Dan Bendall is a principal of FoodStrategy, a Maryland-based consulting firm specializing in planning foodservice facilities. He is also a member of FCSI (Foodservice Consultants Society International). Bendall can be reached at [email protected]
When the challenge is high volume
Flight machines are designed specifically for high volume operations like large institutions and casinos. They differ from other types both in the throughput they can handle and the way they are loaded: rather than using racks, soiled items are placed directly onto pegs built into a conveyor that moves continuously through the machine. As a general rule, flight machines become an option when an operation uses china or other permanent ware for at least 500 meals in a meal period, especially at peak times (such as a catering event).
Flight machine construction is modular and units are sized and optimized for a given operation. There are three key choices to keep in mind:
The length of the load-in side of the conveyor. In especially high volume operations, length can facilitate loading by more than one person.

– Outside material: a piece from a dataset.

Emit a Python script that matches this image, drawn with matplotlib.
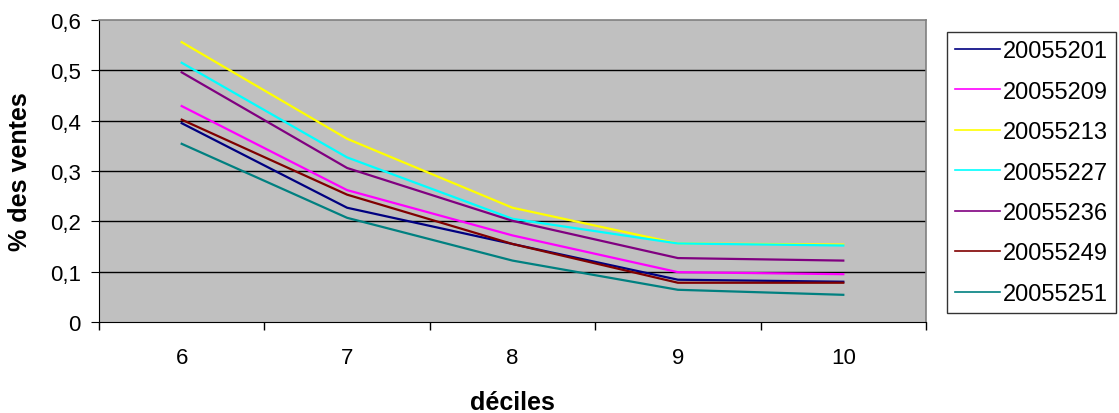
import numpy as np
import matplotlib.pyplot as plt
from matplotlib.ticker import FuncFormatter

plt.rcParams['font.family'] = ['Liberation Sans', 'DejaVu Sans']

# données
deciles = [6, 7, 8, 9, 10]
s20055201 = [0.395, 0.227, 0.155, 0.084, 0.080]
s20055209 = [0.429, 0.262, 0.172, 0.099, 0.095]
s20055213 = [0.556, 0.364, 0.227, 0.156, 0.154]
s20055227 = [0.515, 0.327, 0.205, 0.156, 0.152]
s20055236 = [0.496, 0.306, 0.201, 0.127, 0.122]
s20055249 = [0.402, 0.253, 0.155, 0.078, 0.078]
s20055251 = [0.354, 0.207, 0.122, 0.064, 0.054]

names = ["20055201", "20055209", "20055213", "20055227",
         "20055236", "20055249", "20055251"]
series = [s20055201, s20055209, s20055213, s20055227,
          s20055236, s20055249, s20055251]
colors = ["#000080", "#FF00FF", "#FFFF00", "#00FFFF",
          "#800080", "#800000", "#008080"]

fig = plt.figure(figsize=(11.19, 4.14), dpi=100)
ax = fig.add_axes([99/1119, 1 - 323/414, (926-99)/1119, (323-21)/414])
ax.set_facecolor("#C0C0C0")

xpos = np.arange(len(deciles))
for vals, name, c in zip(series, names, colors):
    ax.plot(xpos, vals, color=c, lw=1.6, label=name)

ax.set_xlim(-0.5, len(deciles) - 0.5)
ax.set_ylim(0, 0.6)
ax.set_yticks(np.arange(0, 0.61, 0.1))
ax.yaxis.set_major_formatter(FuncFormatter(
    lambda v, p: "0" if abs(v) < 1e-9 else ("%.1f" % v).replace(".", ",")))
for y in np.arange(0.1, 0.55, 0.1):
    ax.axhline(y, color="black", lw=1, zorder=0.5)

ax.set_xticks(xpos)
ax.set_xticklabels([str(d) for d in deciles])
ax.set_xticks(np.arange(-0.5, len(deciles)), minor=True)
ax.tick_params(axis="x", which="major", length=0, pad=18, labelsize=16)
ax.tick_params(axis="x", which="minor", length=6, direction="out", width=1)
ax.tick_params(axis="y", length=6, direction="out", labelsize=16, pad=7)

for side in ["top", "right"]:
    ax.spines[side].set_color("#808080")
    ax.spines[side].set_linewidth(1.2)
ax.spines["left"].set_color("black")
ax.spines["bottom"].set_color("black")

ax.set_xlabel("déciles", fontsize=18, fontweight="bold", labelpad=16)
ax.set_ylabel("% des ventes", fontsize=18, fontweight="bold", labelpad=13)

leg = fig.legend(loc="upper left", bbox_to_anchor=(947/1119, 1 - 33/414),
                 frameon=True, fontsize=17, fancybox=False,
                 handlelength=1.9, handletextpad=0.1, labelspacing=0.78,
                 borderpad=0.35, borderaxespad=0)
leg.get_frame().set_edgecolor("black")
leg.get_frame().set_linewidth(1)
for line in leg.get_lines():
    line.set_linewidth(1.2)

fig.savefig("out.png", dpi=100)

The length of the offload side. A longer exit track can improve drying time, especially if you use a lot of plastic trays and similar items which air-dry more slowly. If a lot of plasticware is used, another option is a blower-dryer on the exit. The trade off is that these increase the first cost and operating costs of the machine, so if you mostly use china, a dryer may not be worth the expense.
The number and size of the tanks in the pre-wash, wash and rinse stages of the machine. These are sized by the amount of soil you expect on dishware. In general, a pre-wash stage will tend to save money over time by reducing the amount of detergent needed in the wash stage. Also, depending on the speed at which the machine will operate, the length of the final rinse section will vary.